Dan missen wij het gemeenschappelijke gevoel onder elkaar. Broers en zussen kunnen verschillend zijn, maar wij hebben allemaal onze eigen gaven, maar ook onze eigen fouten. Wat Christelijk is, betekent dat wij van elkaars fouten kunnen leren en gebreken door broederlijke, respectvolle communicatie aan elkaar kunnen toegeven. Bovendien is het belangrijk om de mensen, met wie wij elke dag ons leven delen; bv. in onze parochie, op ons werk, in ons gezin, proberen te respecteren zoals ze zijn.
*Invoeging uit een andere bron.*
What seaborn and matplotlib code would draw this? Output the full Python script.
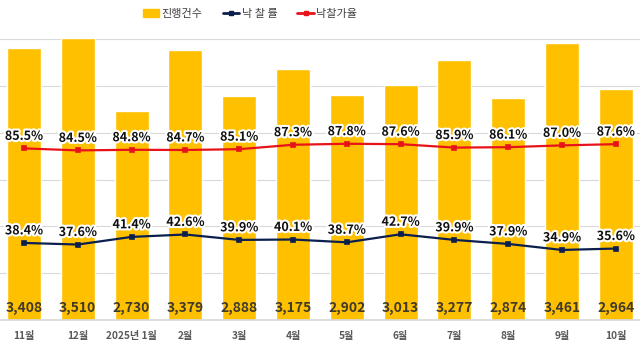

Als leerlingen van Christus, moeten wij onder elkaar een simpele en broederlijke houding aannemen. Wij mogen anderen in geen geval verpletteren of op hen neerkijken. Jezus wil anders van ons. Hij wil dat wij elkaar liefhebben, zoals Hij ons heeft liefgehad en nog steeds liefheeft.

 

Op het einde van het evangelie hoorden we woorden van Jezus die we niet kunnen negeren. Hij zegt: ‘De belangrijkste onder u zal uw dienaar zijn.’ En Hij zegt ook: ‘Wie zichzelf verheft, zal vernederd, en wie zichzelf vernedert, zal verheven worden. Jezus roept ons op tot Nederigheid. Dit is het tegenovergestelde van trots, eigenliefde, eigenbelang enz. Jezus stelt dienstbaarheid voor als een kwaliteit om Zijn volgeling te zijn. Nederigheid en dienstbaarheid zijn de wegen die Jezus ons nadrukkelijk voor houdt. Het zijn ook de wegen die aansluiten bij het voornaamste gebod dat Jezus ons geeft: “God beminnen en de naasten beminnen gelijk jezelf”.

 

Laten wij proberen vol liefde voor God en elkaar, in alle oprechtheid en in nederigheid te leven. Want wij zijn allemaal broers en zussen en kinderen van een dezelfde Vader in de hemel. Amen.